VolP vulnerability requires different security methods: a high-performance firewall and dynamic NAT system - Internet/IP Technologies

Communications News, Nov, 2001 by Craig Warren

Voice-over-Internet protocol (VolP) networks are IP-based and, as such, are vulnerable to the same hackers and denial-of-service (DOS) attacks that have disabled the public Internet: A rash of distributed DoS attacks affecting businesses like E*Trade and Amazon.com during the past year demonstrates just how easy gaining access to Internet-connected servers is.

The best time for businesses to protect their VolP networks, and subsequently their revenues and reputations, is before attacks occur. Most businesses, however, do not have the bandwidth to implement security policies to prevent attacks. Enterprises that have experimented with VolP have learned that it presents a challenge to current security solutions.

Enterprise networks should include a firewall that can handle the traffic demands of VolP and multimedia applications. The firewall must perform two tasks: it must have the ability to support one host to send voice packets to another host, from one port to another; and it must support signaling elements to control the firewall.

Whether an enterprise selects a managed service or takes charge of its own infrastructure, an important decision must be made about the technology. Data firewalls were not built to fit these requirements, and are unable to provide the high-speed and dynamic control functions that are necessary to support the deployment of VolP.

A decomposed model for providing firewall and network address translation (NAT) functions under application control is described in an Internet Engineering Task Force (IETF) Internet draft. The IETF affirms that such a device needs to encompass high-speed, stateless, packet-filtering technology, allowing policy provisioning and signaling elements to have control over the firewall.

In a VolP network, signaling elements control the call. They are responsible for locating the called party, and facilitating the call setup and tear-down messages-signaling the initiation and completion of a voice transmission. As endorsed by the IETF's model, these signaling elements control the firewall through a firewall control protocol.

When an authorized call is set up between two end points, the signaling element gleans the relevant IP addresses and port numbers to create policy for the firewall, or for multiple firewalls. The same (or another) signaling element can remove the policy from the firewall, when the call is torn down. As a result, the firewall remains opaque, letting no traffic through, until a telephone call is set up.

As new calls are initiated, policy is set up to match, and as calls conclude, policy is removed to match. At all times, the firewall allows only the media for existing, authorized calls to pass through it, free of any additional traffic. The enterprise is protected against attacks that could disrupt business operations.

Static policy is enforced to allow signaling traffic to pass through the firewall and allow other potentially essential network traffic through. The system needs to be able to support this sort of site-specific policy.

To achieve a level of high performance and low latency, the system must perform the firewall and NAT functions needed to prevent hacker attacks and maintain the privacy of enterprise network addresses.
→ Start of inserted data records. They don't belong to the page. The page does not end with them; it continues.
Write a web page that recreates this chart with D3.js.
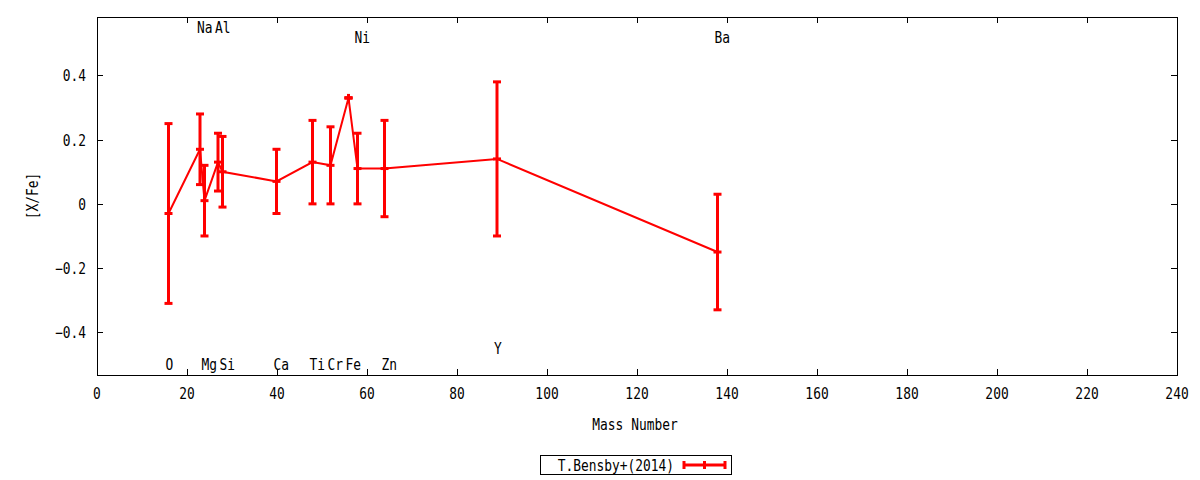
<!DOCTYPE html>
<html>
<head>
<meta charset="utf-8">
<script src="https://cdn.jsdelivr.net/npm/d3@7"></script>
<style>
  body { margin: 0; background: #fff; }
  text { font-family: "DejaVu Sans Mono", monospace; font-size: 15px; fill: #000; }
</style>
</head>
<body>
<div id="graph"></div>
<script>
let W = 1200, H = 480;
let margin = {left: 97, right: 23, top: 17, bottom: 105};

// Bensby et al. 2014 abundances
let elements = ["O", "Na", "Mg", "Al", "Si", "Ca", "Ti", "Cr", "Fe", "Ni", "Zn", "Y", "Ba"];
let mass     = [16, 23, 24, 27, 28, 40, 48, 52, 56, 58, 64, 89, 138];
let xfe      = [-0.03, 0.17, 0.01, 0.13, 0.10, 0.07, 0.13, 0.12, 0.33, 0.11, 0.11, 0.14, -0.15];
let err      = [0.28, 0.11, 0.11, 0.09, 0.11, 0.10, 0.13, 0.12, 0.0, 0.11, 0.15, 0.24, 0.18];
let labelY   = [-0.50, 0.55, -0.50, 0.55, -0.50, -0.50, -0.50, -0.50, -0.50, 0.52, -0.50, -0.45, 0.52];

let xTicks = d3.range(0, 241, 20);
let yTicks = [-0.4, -0.2, 0, 0.2, 0.4];

let svg = d3.select("#graph").append("svg")
  .attr("width", W).attr("height", H);

let x = d3.scaleLinear().domain([0, 240]).range([margin.left, W - margin.right]);
let y = d3.scaleLinear().domain([-0.533, 0.582]).range([H - margin.bottom, margin.top]);

let x0 = x.range()[0], x1 = x.range()[1], y0 = y.range()[0], y1 = y.range()[1];
let tick = 6;
let squeeze = 0.86; // gnuplot font is narrower than DejaVu Sans Mono

function label(px, py, str, anchor, rot) {
  let t = "translate(" + px + "," + py + ")" + (rot ? " rotate(" + rot + ")" : "") + " scale(" + squeeze + ",1)";
  return svg.append("text")
    .attr("transform", t)
    .attr("text-anchor", anchor || "start")
    .text(str);
}

// mirrored inward ticks, gnuplot style
let g = svg.append("g").attr("stroke", "#000").attr("stroke-width", 1);
xTicks.forEach(function(t) {
  let px = Math.round(x(t)) + 0.5;
  g.append("line").attr("x1", px).attr("x2", px).attr("y1", y0).attr("y2", y0 - tick);
  g.append("line").attr("x1", px).attr("x2", px).attr("y1", y1).attr("y2", y1 + tick);
});
yTicks.forEach(function(t) {
  let py = Math.round(y(t)) + 0.5;
  g.append("line").attr("x1", x0).attr("x2", x0 + tick).attr("y1", py).attr("y2", py);
  g.append("line").attr("x1", x1).attr("x2", x1 - tick).attr("y1", py).attr("y2", py);
});

xTicks.forEach(function(t) { label(x(t), y0 + 24, t, "middle"); });
yTicks.forEach(function(t) { label(x0 - 11, y(t) + 6, d3.format("")(t), "end"); });

// element labels
elements.forEach(function(el, i) {
  label(x(mass[i] - 1) + 1, y(labelY[i]) + 6, el, "start");
});

let red = "#ff0000";

// connecting line
let pts = mass.map((m, i) => [m, xfe[i]]);
svg.append("path")
  .attr("d", d3.line().x(d => x(d[0]) - 0.5).y(d => y(d[1]))(pts))
  .attr("fill", "none").attr("stroke", red).attr("stroke-width", 2);

// error bars
let cap = 4;
let eb = svg.append("g").attr("stroke", red).attr("stroke-width", 3);
mass.forEach(function(m, i) {
  let px = x(m) - 0.5;
  let top = y(xfe[i] + err[i]), bot = y(xfe[i] - err[i]), mid = y(xfe[i]);
  eb.append("line").attr("x1", px).attr("x2", px).attr("y1", top).attr("y2", bot);
  [top, bot, mid].forEach(function(py) {
    eb.append("line").attr("x1", px - cap).attr("x2", px + cap).attr("y1", py).attr("y2", py);
  });
  if (err[i] === 0) {
    eb.append("line").attr("x1", px).attr("x2", px).attr("y1", mid - cap).attr("y2", mid + cap);
  }
});

// border
svg.append("rect")
  .attr("x", x0 + 0.5).attr("y", y1 + 0.5)
  .attr("width", x1 - x0).attr("height", y0 - y1)
  .attr("fill", "none").attr("stroke", "#000").attr("stroke-width", 1);

// axis titles
label((x0 + x1) / 2 - 2, 430, "Mass Number", "middle");
label(38, (y0 + y1) / 2, "[X/Fe]", "middle", -90);

// legend
svg.append("rect").attr("x", 540.5).attr("y", 455.5).attr("width", 191).attr("height", 19)
  .attr("fill", "none").attr("stroke", "#000");
label(674, 471, "T.Bensby+(2014)", "end");
let lx0 = 684, lx1 = 725, ly = 465, lm = (lx0 + lx1) / 2;
let lg = svg.append("g").attr("stroke", red).attr("stroke-width", 3);
lg.append("line").attr("x1", lx0).attr("x2", lx1).attr("y1", ly).attr("y2", ly);
[lx0, lm, lx1].forEach(function(px) {
  lg.append("line").attr("x1", px).attr("x2", px).attr("y1", ly - 4).attr("y2", ly + 4);
});
</script>
</body>
</html>
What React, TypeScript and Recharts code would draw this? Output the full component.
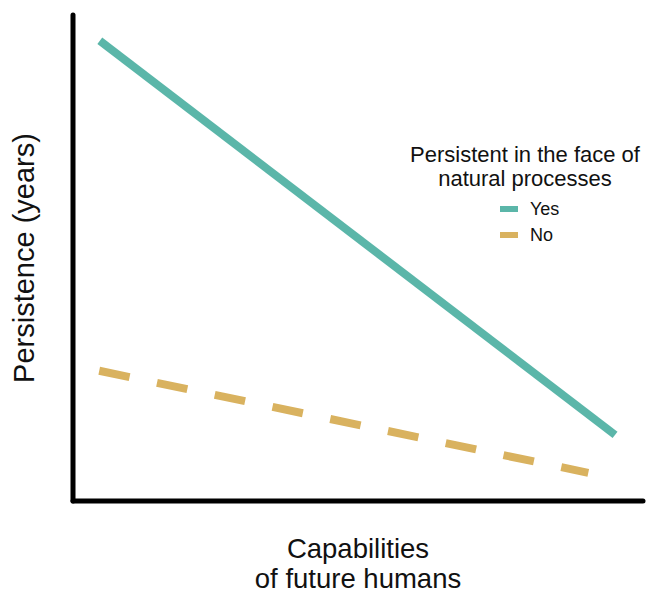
import React from 'react';
import { LineChart, Line, XAxis, YAxis, Legend, Label } from 'recharts';

// values (x: 0..10 capability, y: 0..100 persistence)
const yesCapability = [0.47, 9.51];
const yesPersistence = [94.7, 13.6];
const noCapability = [0.46, 9.04];
const noPersistence = [26.8, 5.8];

const legendTitle = ['Persistent in the face of', 'natural processes'];
const seriesNames = ['Yes', 'No'];
const xTitle = ['Capabilities', 'of future humans'];

const COLORS = ['#5bb6a9', '#d9b25f'];
const FONT = '"Liberation Sans", Arial, Helvetica, sans-serif';

const yesData = yesCapability.map((x, i) => ({ x, y: yesPersistence[i] }));
const noData = noCapability.map((x, i) => ({ x, y: noPersistence[i] }));

const LegendBox = () => (
  <div style={{ fontFamily: FONT, color: '#111', width: 250 }}>
    <div style={{ fontSize: 22, lineHeight: '24px', textAlign: 'center' }}>
      {legendTitle.map((t) => (
        <div key={t}>{t}</div>
      ))}
    </div>
    <div style={{ marginTop: 5, marginLeft: 100 }}>
      {seriesNames.map((name, i) => (
        <div key={name} style={{ display: 'flex', alignItems: 'center', height: 26 }}>
          <span style={{ width: 18, height: 6, background: COLORS[i], display: 'inline-block' }} />
          <span style={{ fontSize: 18, marginLeft: 12 }}>{name}</span>
        </div>
      ))}
    </div>
  </div>
);

const XLabel = ({ viewBox }: any) => {
  const cx = viewBox.x + viewBox.width / 2;
  return (
    <g fontFamily={FONT} fontSize={27.5} fill="#111" textAnchor="middle">
      <text x={cx} y={558}>{xTitle[0]}</text>
      <text x={cx} y={588}>{xTitle[1]}</text>
    </g>
  );
};

export default function App() {
  return (
    <div style={{ position: 'absolute', left: 0, top: 0, background: '#fff' }}>
      <LineChart width={656} height={594} margin={{ top: 15, right: 13, bottom: 92, left: 72 }}>
        <XAxis
          type="number"
          dataKey="x"
          domain={[0, 10]}
          height={1}
          tick={false}
          tickLine={false}
          axisLine={{ stroke: '#000', strokeWidth: 5, strokeLinecap: 'round' }}
        >
          <Label content={<XLabel />} />
        </XAxis>
        <YAxis
          type="number"
          dataKey="y"
          domain={[0, 100]}
          width={1}
          tick={false}
          tickLine={false}
          axisLine={{ stroke: '#000', strokeWidth: 5, strokeLinecap: 'round' }}
        >
          <Label
            value="Persistence (years)"
            angle={-90}
            position="center"
            dx={-49}
            style={{ fontFamily: FONT, fontSize: 29, fill: '#111', textAnchor: 'middle' }}
          />
        </YAxis>
        <Legend
          layout="horizontal"
          verticalAlign="middle"
          align="center"
          content={<LegendBox />}
          wrapperStyle={{ position: 'absolute', left: 400, top: 143, width: 250 }}
        />
        <Line
          data={yesData}
          dataKey="y"
          name="Yes"
          stroke={COLORS[0]}
          strokeWidth={8}
          dot={false}
          isAnimationActive={false}
        />
        <Line
          data={noData}
          dataKey="y"
          name="No"
          stroke={COLORS[1]}
          strokeWidth={8}
          strokeDasharray="31 28"
          dot={false}
          isAnimationActive={false}
        />
      </LineChart>
    </div>
  );
}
The ideal firewall system would consist of specialized hardware and software.

The hardware elements would include network interface cards to separate a protected (secure) network from an unprotected (open) one. An organization would connect the secure interface to the network to be protected, and the open interface to the network against which the secure network is being protected.

In this case, each interface card provides firewalling and NAT services to the path connecting the open and secure networks. The management card's ethernet interface provides the only management and control path from the processing cards. Because of this, the processing cards are invisible to the networks to which they are attached. This property makes the interface nonaddressable and enhances the security of the device.

A control interface to the signaling element is provided through the management card. Through application programming interfaces, the signaling element provisions the firewall by opening and closing media ports. All voice packets traversing the network interface undergo dynamic NAT to translate nonroutable private IP addresses/port numbers to public ones. This must be accomplished in real time to ensure that no address collisions occur.

An enterprise firewall system capable of handling VolP traffic must work in existing environments where routers, switches and data firewalls are already in use. Network designers and administrators must consider their needs and gauge the strengths and weaknesses of each network element to ensure reliability and availability of their networks.

The ideal VolP security solution is a high-performance firewall and dynamic NAT system, with performance characteristics designed specifically for the real-time requirements of IP telephony applications. Its firewall control protocol gives the call-signaling elements control of the firewall and its policies. It works alongside existing network infrastructure to provide the special IP network services needed to protect voice and video communications.